Set task: Reproduce the listing word for word, leaving every picture behind.

##### Raw data

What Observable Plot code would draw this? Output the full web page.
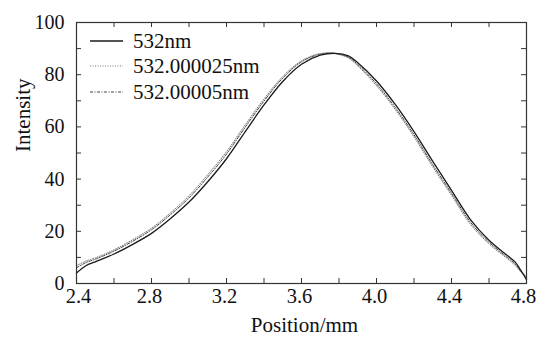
<!DOCTYPE html>
<html>
<head>
<meta charset="utf-8">
<script src="https://cdn.jsdelivr.net/npm/d3@7"></script>
<script src="https://cdn.jsdelivr.net/npm/@observablehq/plot@0.6"></script>
<style>
  html, body { margin: 0; padding: 0; background: #fff; }
  #wrap { position: relative; width: 536px; height: 342px; font-family: "Liberation Serif", "Times New Roman", serif; }
  #legend { position: absolute; left: 0; top: 0; pointer-events: none; }
</style>
</head>
<body>
<div id="wrap"></div>
<script>
// Data
const positions = [2.40,2.45,2.50,2.60,2.70,2.80,2.90,3.00,3.10,3.20,3.30,3.40,3.50,3.60,3.70,3.78,3.85,3.90,4.00,4.10,4.20,4.30,4.40,4.50,4.60,4.70,4.74,4.77,4.80];
const intensity532 = [4.0,6.8,8.3,11.3,15.0,19.2,24.8,31.2,39.0,47.8,58.2,68.4,77.4,84.0,87.5,88.2,87.2,84.6,77.6,68.6,58.2,46.8,35.7,24.6,16.6,10.6,8.2,5.0,1.5];
const intensity532_000025 = [6.8,8.6,9.8,12.9,16.8,21.2,27.0,33.6,41.7,50.5,60.8,70.7,79.3,85.3,88.1,88.0,86.4,83.4,75.8,66.7,56.2,44.7,33.8,22.8,15.2,9.4,6.9,4.4,2.6];
const intensity532_00005 = [6.0,8.0,9.3,12.4,16.2,20.6,26.3,32.8,40.8,49.6,59.9,69.9,78.7,84.9,87.9,88.1,86.7,83.9,76.5,67.4,57.0,45.5,34.6,23.6,15.8,9.9,7.5,4.7,2.2];
const seriesNames = ["532nm", "532.000025nm", "532.00005nm"];
const xTitle = "Position/mm";
const yTitle = "Intensity";
const xTickLabels = [2.4, 2.8, 3.2, 3.6, 4.0, 4.4, 4.8];
const xMinorTicks = [2.4,2.6,2.8,3.0,3.2,3.4,3.6,3.8,4.0,4.2,4.4,4.6,4.8];
const yTickLabels = [0, 20, 40, 60, 80, 100];
const yMinorTicks = [0,10,20,30,40,50,60,70,80,90,100];

const toRows = (vals) => positions.map((x, i) => ({x, y: vals[i]}));
const solid = toRows(intensity532);
const dotted = toRows(intensity532_000025);
const dashdot = toRows(intensity532_00005);

const W = 536, H = 342, ML = 76, MR = 10, MT = 22, MB = 59;
const plotW = W - ML - MR, plotH = H - MT - MB, tickLen = 5;
const FONT = '"Liberation Serif", "Times New Roman", serif';
const fmt = d => d.toFixed(1);
const firstX = xTickLabels[0], lastX = xTickLabels[xTickLabels.length - 1];
const midX = xTickLabels.slice(1, -1);

const chart = Plot.plot({
  width: W, height: H,
  marginLeft: ML, marginRight: MR, marginTop: MT, marginBottom: MB,
  style: { fontFamily: FONT, fontSize: "20px", background: "#fff", color: "#111" },
  x: { domain: [2.4, 4.8] },
  y: { domain: [0, 100] },
  marks: [
    Plot.line(dashdot, {x: "x", y: "y", curve: "catmull-rom", stroke: "#444", strokeWidth: 1, strokeDasharray: "3,1.5,1,1.5"}),
    Plot.line(dotted, {x: "x", y: "y", curve: "catmull-rom", stroke: "#777", strokeWidth: 1, strokeDasharray: "1,1.5"}),
    Plot.line(solid, {x: "x", y: "y", curve: "catmull-rom", stroke: "#1a1a1a", strokeWidth: 1.3}),
    Plot.tickX(xMinorTicks, {x: d => d, insetTop: plotH - tickLen, stroke: "#333"}),
    Plot.tickX(xMinorTicks, {x: d => d, insetBottom: plotH - tickLen, stroke: "#333"}),
    Plot.tickY(yMinorTicks, {y: d => d, insetRight: plotW - tickLen, stroke: "#333"}),
    Plot.tickY(yMinorTicks, {y: d => d, insetLeft: plotW - tickLen, stroke: "#333"}),
    Plot.axisX({ticks: midX, tickFormat: fmt, tickSize: 0, tickPadding: 5, dx: -2, fontSize: 20.5, label: null}),
    Plot.axisX({ticks: [firstX], tickFormat: fmt, tickSize: 0, tickPadding: 5, dx: 2, fontSize: 20.5, label: null}),
    Plot.axisX({ticks: [lastX], tickFormat: fmt, tickSize: 0, tickPadding: 5, dx: -3, fontSize: 20.5, label: null}),
    Plot.axisY({ticks: yTickLabels, tickSize: 0, tickPadding: 12, fontSize: 20, label: null}),
    Plot.text([xTitle], {text: d => d, frameAnchor: "bottom", dx: 3, dy: 48, fontSize: 21, fill: "#111"}),
    Plot.text([yTitle], {text: d => d, frameAnchor: "left", dx: -53, dy: -1, rotate: -90, fontSize: 21, fill: "#111"}),
    Plot.frame({stroke: "#333", strokeWidth: 1.2})
  ]
});
const wrap = document.getElementById("wrap");
wrap.appendChild(chart);

// Legend (inside the frame, top-left)
const ns = "http://www.w3.org/2000/svg";
const leg = document.createElementNS(ns, "svg");
leg.setAttribute("id", "legend");
leg.setAttribute("width", W); leg.setAttribute("height", 120);
const styles = [
  {stroke: "#1a1a1a", w: 1.3, dash: null},
  {stroke: "#777", w: 1, dash: "1,1.5"},
  {stroke: "#444", w: 1, dash: "3,1.5,1,1.5"}
];
const rowY = [41, 66, 92];
seriesNames.forEach((name, i) => {
  const l = document.createElementNS(ns, "line");
  l.setAttribute("x1", 90); l.setAttribute("x2", 123);
  l.setAttribute("y1", rowY[i]); l.setAttribute("y2", rowY[i]);
  l.setAttribute("stroke", styles[i].stroke);
  l.setAttribute("stroke-width", styles[i].w);
  if (styles[i].dash) l.setAttribute("stroke-dasharray", styles[i].dash);
  leg.appendChild(l);
  const t = document.createElementNS(ns, "text");
  t.setAttribute("x", 133); t.setAttribute("y", rowY[i]);
  t.setAttribute("dy", "0.35em");
  t.setAttribute("font-family", FONT);
  t.setAttribute("font-size", "21px");
  t.setAttribute("fill", "#111");
  t.textContent = name;
  leg.appendChild(t);
});
wrap.appendChild(leg);
</script>
</body>
</html>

##########

The completed task:
What Observable Plot code would draw this? Output the full web page.
<!DOCTYPE html>
<html>
<head>
<meta charset="utf-8">
<script src="https://cdn.jsdelivr.net/npm/d3@7"></script>
<script src="https://cdn.jsdelivr.net/npm/@observablehq/plot@0.6"></script>
<style>
  html, body { margin: 0; padding: 0; background: #fff; }
  #wrap { position: relative; width: 536px; height: 342px; font-family: "Liberation Serif", "Times New Roman", serif; }
  #legend { position: absolute; left: 0; top: 0; pointer-events: none; }
</style>
</head>
<body>
<div id="wrap"></div>
<script>
// Data
const positions = [2.40,2.45,2.50,2.60,2.70,2.80,2.90,3.00,3.10,3.20,3.30,3.40,3.50,3.60,3.70,3.78,3.85,3.90,4.00,4.10,4.20,4.30,4.40,4.50,4.60,4.70,4.74,4.77,4.80];
const intensity532 = [4.0,6.8,8.3,11.3,15.0,19.2,24.8,31.2,39.0,47.8,58.2,68.4,77.4,84.0,87.5,88.2,87.2,84.6,77.6,68.6,58.2,46.8,35.7,24.6,16.6,10.6,8.2,5.0,1.5];
const intensity532_000025 = [6.8,8.6,9.8,12.9,16.8,21.2,27.0,33.6,41.7,50.5,60.8,70.7,79.3,85.3,88.1,88.0,86.4,83.4,75.8,66.7,56.2,44.7,33.8,22.8,15.2,9.4,6.9,4.4,2.6];
const intensity532_00005 = [6.0,8.0,9.3,12.4,16.2,20.6,26.3,32.8,40.8,49.6,59.9,69.9,78.7,84.9,87.9,88.1,86.7,83.9,76.5,67.4,57.0,45.5,34.6,23.6,15.8,9.9,7.5,4.7,2.2];
const seriesNames = ["532nm", "532.000025nm", "532.00005nm"];
const xTitle = "Position/mm";
const yTitle = "Intensity";
const xTickLabels = [2.4, 2.8, 3.2, 3.6, 4.0, 4.4, 4.8];
const xMinorTicks = [2.4,2.6,2.8,3.0,3.2,3.4,3.6,3.8,4.0,4.2,4.4,4.6,4.8];
const yTickLabels = [0, 20, 40, 60, 80, 100];
const yMinorTicks = [0,10,20,30,40,50,60,70,80,90,100];

const toRows = (vals) => positions.map((x, i) => ({x, y: vals[i]}));
const solid = toRows(intensity532);
const dotted = toRows(intensity532_000025);
const dashdot = toRows(intensity532_00005);

const W = 536, H = 342, ML = 76, MR = 10, MT = 22, MB = 59;
const plotW = W - ML - MR, plotH = H - MT - MB, tickLen = 5;
const FONT = '"Liberation Serif", "Times New Roman", serif';
const fmt = d => d.toFixed(1);
const firstX = xTickLabels[0], lastX = xTickLabels[xTickLabels.length - 1];
const midX = xTickLabels.slice(1, -1);

const chart = Plot.plot({
  width: W, height: H,
  marginLeft: ML, marginRight: MR, marginTop: MT, marginBottom: MB,
  style: { fontFamily: FONT, fontSize: "20px", background: "#fff", color: "#111" },
  x: { domain: [2.4, 4.8] },
  y: { domain: [0, 100] },
  marks: [
    Plot.line(dashdot, {x: "x", y: "y", curve: "catmull-rom", stroke: "#444", strokeWidth: 1, strokeDasharray: "3,1.5,1,1.5"}),
    Plot.line(dotted, {x: "x", y: "y", curve: "catmull-rom", stroke: "#777", strokeWidth: 1, strokeDasharray: "1,1.5"}),
    Plot.line(solid, {x: "x", y: "y", curve: "catmull-rom", stroke: "#1a1a1a", strokeWidth: 1.3}),
    Plot.tickX(xMinorTicks, {x: d => d, insetTop: plotH - tickLen, stroke: "#333"}),
    Plot.tickX(xMinorTicks, {x: d => d, insetBottom: plotH - tickLen, stroke: "#333"}),
    Plot.tickY(yMinorTicks, {y: d => d, insetRight: plotW - tickLen, stroke: "#333"}),
    Plot.tickY(yMinorTicks, {y: d => d, insetLeft: plotW - tickLen, stroke: "#333"}),
    Plot.axisX({ticks: midX, tickFormat: fmt, tickSize: 0, tickPadding: 5, dx: -2, fontSize: 20.5, label: null}),
    Plot.axisX({ticks: [firstX], tickFormat: fmt, tickSize: 0, tickPadding: 5, dx: 2, fontSize: 20.5, label: null}),
    Plot.axisX({ticks: [lastX], tickFormat: fmt, tickSize: 0, tickPadding: 5, dx: -3, fontSize: 20.5, label: null}),
    Plot.axisY({ticks: yTickLabels, tickSize: 0, tickPadding: 12, fontSize: 20, label: null}),
    Plot.text([xTitle], {text: d => d, frameAnchor: "bottom", dx: 3, dy: 48, fontSize: 21, fill: "#111"}),
    Plot.text([yTitle], {text: d => d, frameAnchor: "left", dx: -53, dy: -1, rotate: -90, fontSize: 21, fill: "#111"}),
    Plot.frame({stroke: "#333", strokeWidth: 1.2})
  ]
});
const wrap = document.getElementById("wrap");
wrap.appendChild(chart);

// Legend (inside the frame, top-left)
const ns = "http://www.w3.org/2000/svg";
const leg = document.createElementNS(ns, "svg");
leg.setAttribute("id", "legend");
leg.setAttribute("width", W); leg.setAttribute("height", 120);
const styles = [
  {stroke: "#1a1a1a", w: 1.3, dash: null},
  {stroke: "#777", w: 1, dash: "1,1.5"},
  {stroke: "#444", w: 1, dash: "3,1.5,1,1.5"}
];
const rowY = [41, 66, 92];
seriesNames.forEach((name, i) => {
  const l = document.createElementNS(ns, "line");
  l.setAttribute("x1", 90); l.setAttribute("x2", 123);
  l.setAttribute("y1", rowY[i]); l.setAttribute("y2", rowY[i]);
  l.setAttribute("stroke", styles[i].stroke);
  l.setAttribute("stroke-width", styles[i].w);
  if (styles[i].dash) l.setAttribute("stroke-dasharray", styles[i].dash);
  leg.appendChild(l);
  const t = document.createElementNS(ns, "text");
  t.setAttribute("x", 133); t.setAttribute("y", rowY[i]);
  t.setAttribute("dy", "0.35em");
  t.setAttribute("font-family", FONT);
  t.setAttribute("font-size", "21px");
  t.setAttribute("fill", "#111");
  t.textContent = name;
  leg.appendChild(t);
});
wrap.appendChild(leg);
</script>
</body>
</html>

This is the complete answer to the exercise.